Hi!
I’m trying to better understand how RuntimeLayout
works. To avoid boilerplate, I am trying to write a function that just converts a buffer into a row major LayoutTensor
. I have this code:
from gpu.host import DeviceContext, DeviceBuffer, HostBuffer
from layout import Layout, LayoutTensor, RuntimeLayout, RuntimeTuple
from layout.int_tuple import UNKNOWN_VALUE
alias fp16 = DType.float16
fn row_major_of_buffer[dtype: DType](mut buffer: DeviceBuffer, M: Int, N: Int):
alias layout = Layout.row_major(UNKNOWN_VALUE, UNKNOWN_VALUE)
var dyn = RuntimeLayout[layout](
RuntimeTuple[layout.shape](M, N),
RuntimeTuple[layout.stride](N, 1)
)
return LayoutTensor[dtype, layout](buffer, dyn)
def main():
ctx = DeviceContext()
M = 128
K = 32
A_buffer = ctx.enqueue_create_buffer[fp16](M * K)
var device_A = row_major_of_buffer[fp16](A_buffer, M, K)

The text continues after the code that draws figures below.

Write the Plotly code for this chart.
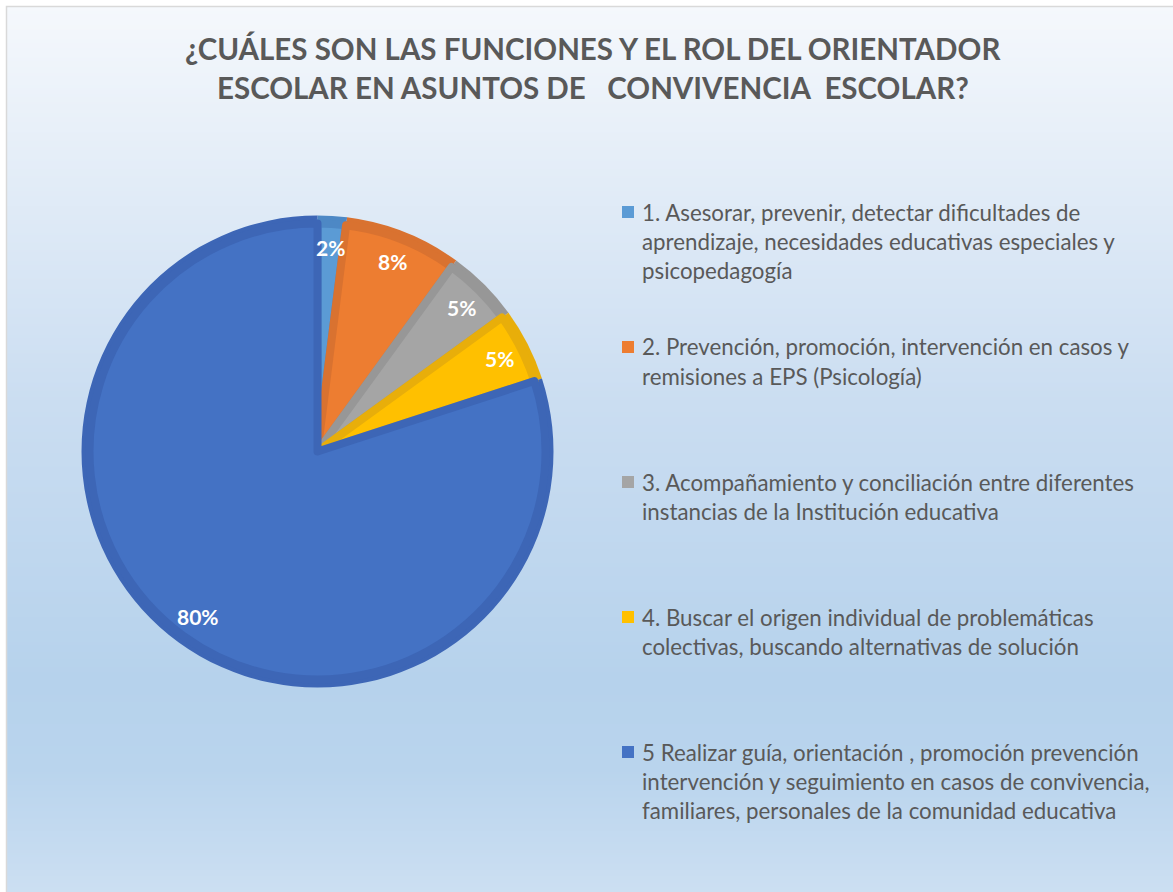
import numpy as np
import plotly.graph_objects as go

W, H = 1173, 892

# ---- data -------------------------------------------------------------
title_lines = [
    "¿CUÁLES SON LAS FUNCIONES Y EL ROL DEL ORIENTADOR",
    "ESCOLAR EN ASUNTOS DE   CONVIVENCIA  ESCOLAR?",
]
categories = [
    "1. Asesorar, prevenir, detectar dificultades de\naprendizaje, necesidades educativas especiales y\npsicopedagogía",
    "2. Prevención, promoción, intervención en casos y\nremisiones a EPS (Psicología)",
    "3. Acompañamiento y conciliación entre diferentes\ninstancias de la Institución educativa",
    "4. Buscar el origen individual de problemáticas\ncolectivas, buscando alternativas de solución",
    "5 Realizar guía, orientación , promoción prevención\nintervención y seguimiento en casos de convivencia,\nfamiliares, personales de la comunidad educativa",
]
percentages = [2, 8, 5, 5, 80]

# ---- style ------------------------------------------------------------
fill_colors = ["#5B9BD5", "#ED7D31", "#A5A5A5", "#FFC000", "#4472C4"]
edge_colors = ["#4D88C5", "#D97230", "#979797", "#E8AE0A", "#3D66B6"]
text_grey = "#595959"
FONT = "Lato"

cx, cy, R = 317.5, 451.5, 236.0   # pie centre / radius in pixels
bevel = 8.0


def px_x(x):
    return x / W


def px_y(y):
    return 1 - y / H


def pie_domain(r):
    return dict(x=[px_x(cx - r), px_x(cx + r)], y=[px_y(cy + r), px_y(cy - r)])


fig = go.Figure()

# background gradient inside the chart frame
frame = 6.5
grad_y = np.linspace(0, 1, 60)
stops = [(0.0, "#F5F8FC"), (0.45, "#CADDF1"), (0.76, "#B6D2EC"), (0.86, "#B9D4ED"), (1.0, "#CCDFF2")]
fig.add_trace(go.Heatmap(
    x=[0, 1], y=grad_y, z=[[1 - v, 1 - v] for v in grad_y],
    colorscale=[[s, c] for s, c in stops], zmin=0, zmax=1,
    zsmooth="best", showscale=False, hoverinfo="skip",
    xaxis="x", yaxis="y",
))

# darker rim of every slice
fig.add_trace(go.Pie(
    values=percentages, labels=[c.split("\n")[0] for c in categories],
    sort=False, direction="clockwise", rotation=0,
    marker=dict(colors=edge_colors, line=dict(width=0)),
    textinfo="none", hoverinfo="skip", showlegend=False,
    domain=pie_domain(R),
))
# lighter face of every slice, with a darker seam along the radial edges
fig.add_trace(go.Pie(
    values=percentages, labels=[c.split("\n")[0] for c in categories],
    sort=False, direction="clockwise", rotation=0,
    marker=dict(colors=fill_colors, line=dict(color=edge_colors, width=8)),
    textinfo="none", hoverinfo="skip", showlegend=False,
    domain=pie_domain(R - bevel),
))

annotations = []
shapes = []

# percentage labels placed on each slice's bisector
total = sum(percentages)
cum = np.cumsum([0] + percentages)
for i, v in enumerate(percentages):
    mid = (cum[i] + v / 2) / total * 2 * np.pi
    r_lab = 0.865 * R
    lx = cx + r_lab * np.sin(mid)
    ly = cy - r_lab * np.cos(mid)
    annotations.append(dict(
        x=px_x(lx), y=px_y(ly), xref="paper", yref="paper",
        text=f"<b>{v}%</b>", showarrow=False,
        font=dict(family=FONT, size=21, color="white"),
        xanchor="center", yanchor="middle",
    ))

# title
for k, line in enumerate(title_lines):
    annotations.append(dict(
        x=px_x(593), y=px_y(48 + 39 * k), xref="paper", yref="paper",
        text=f"<b>{line}</b>", showarrow=False,
        font=dict(family=FONT, size=29.5, color=text_grey),
        xanchor="center", yanchor="middle",
    ))

# legend
leg_x_box, leg_x_text = 622, 640
leg_y0, leg_step, line_step = 212, 135, 29.3
for i, cat in enumerate(categories):
    y_first = leg_y0 + leg_step * i
    shapes.append(dict(
        type="rect", xref="paper", yref="paper",
        x0=px_x(leg_x_box), x1=px_x(leg_x_box + 12),
        y0=px_y(y_first - 6), y1=px_y(y_first + 6),
        fillcolor=fill_colors[i], line=dict(width=0),
    ))
    for j, line in enumerate(cat.split("\n")):
        annotations.append(dict(
            x=px_x(leg_x_text), y=px_y(y_first + line_step * j),
            xref="paper", yref="paper", text=line, showarrow=False,
            font=dict(family=FONT, size=22.3, color=text_grey),
            xanchor="left", yanchor="middle",
        ))

# chart frame
shapes.append(dict(
    type="rect", xref="paper", yref="paper",
    x0=px_x(frame), x1=1.02, y0=-0.02, y1=px_y(frame),
    line=dict(color="#D9D9D9", width=1.5), fillcolor="rgba(0,0,0,0)",
))

fig.update_layout(
    width=W, height=H,
    margin=dict(l=0, r=0, t=0, b=0),
    paper_bgcolor="white",
    plot_bgcolor="rgba(0,0,0,0)",
    xaxis=dict(domain=[px_x(frame), 1], range=[0, 1], visible=False, fixedrange=True),
    yaxis=dict(domain=[0, px_y(frame)], range=[0, 1], visible=False, fixedrange=True),
    annotations=annotations,
    shapes=shapes,
    showlegend=False,
)

fig.write_html("out.html")
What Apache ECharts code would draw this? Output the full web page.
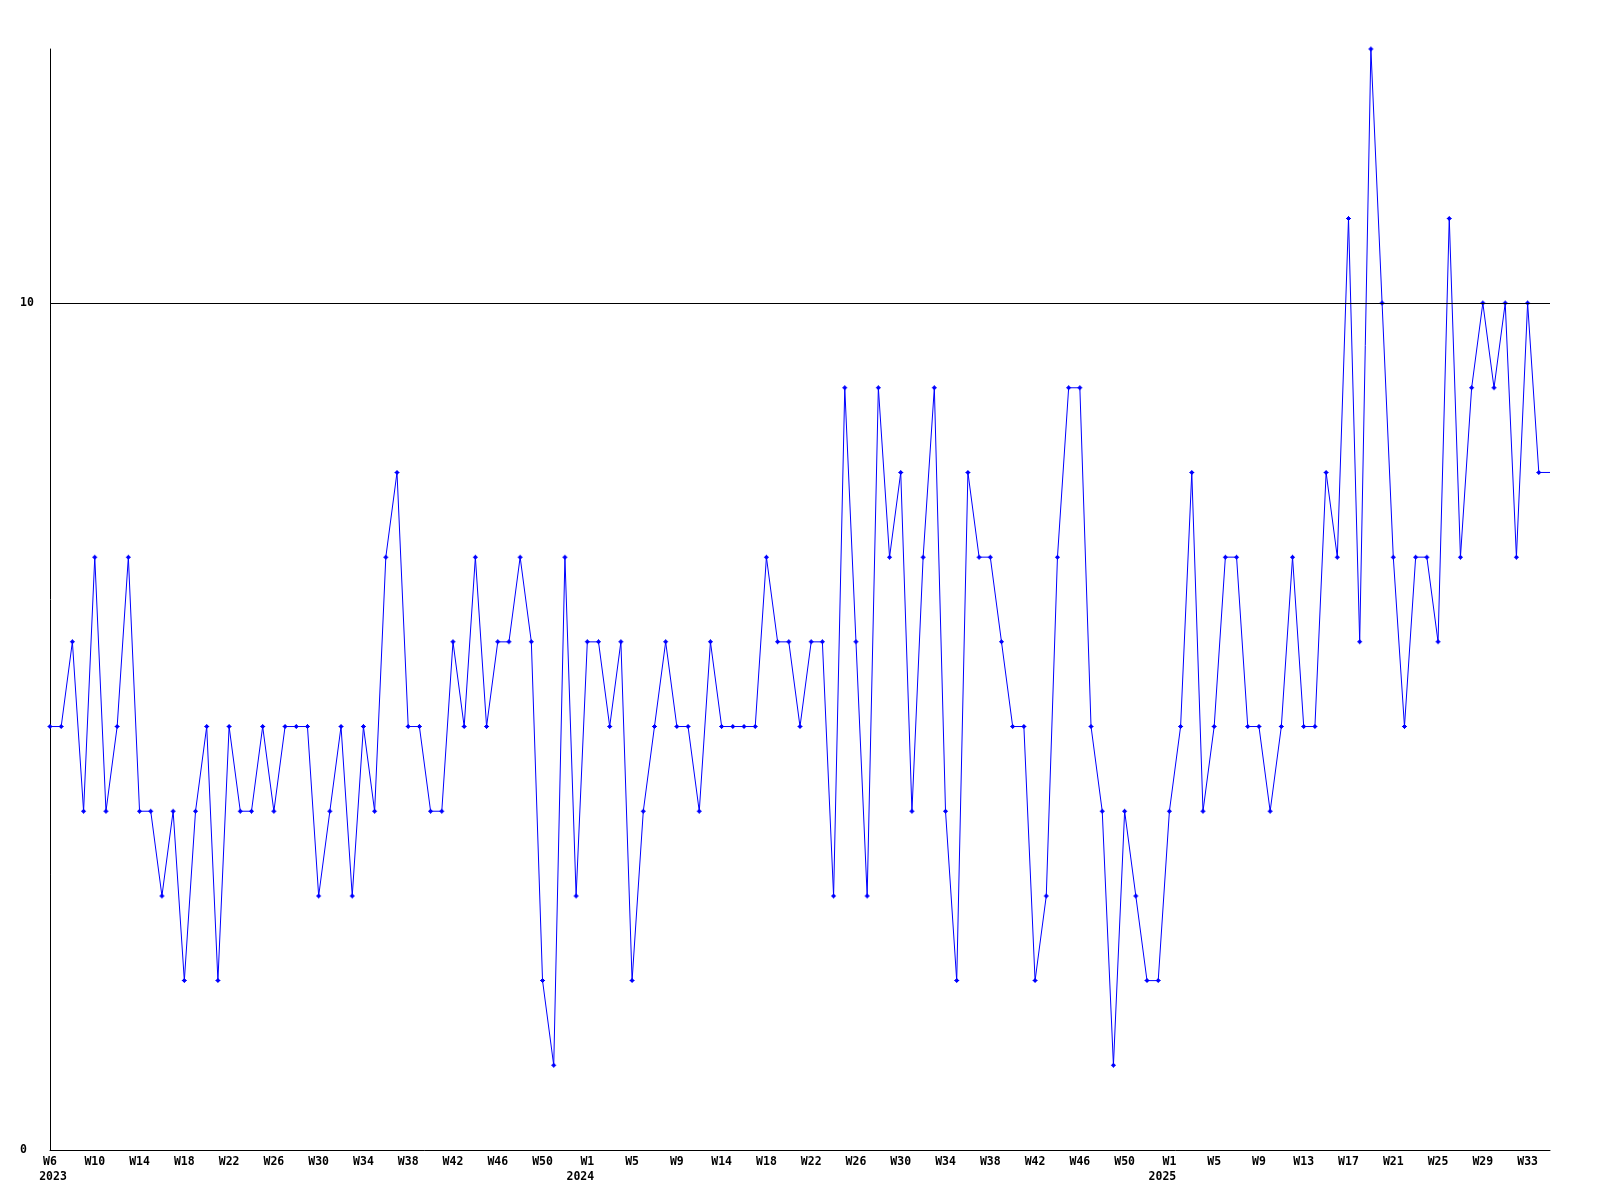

but it breaks with several errors around not finding a proper constructor for LayoutTensor
.
Looking through LayoutTensor | Modular,
I see several options:
span, runtime_layout
ptr, runtime_layout
I have tried converting my buffer to both, but also not had any success. I feel like I am probably doing something fundamentally wrong, but I’m not sure what. Any thoughts?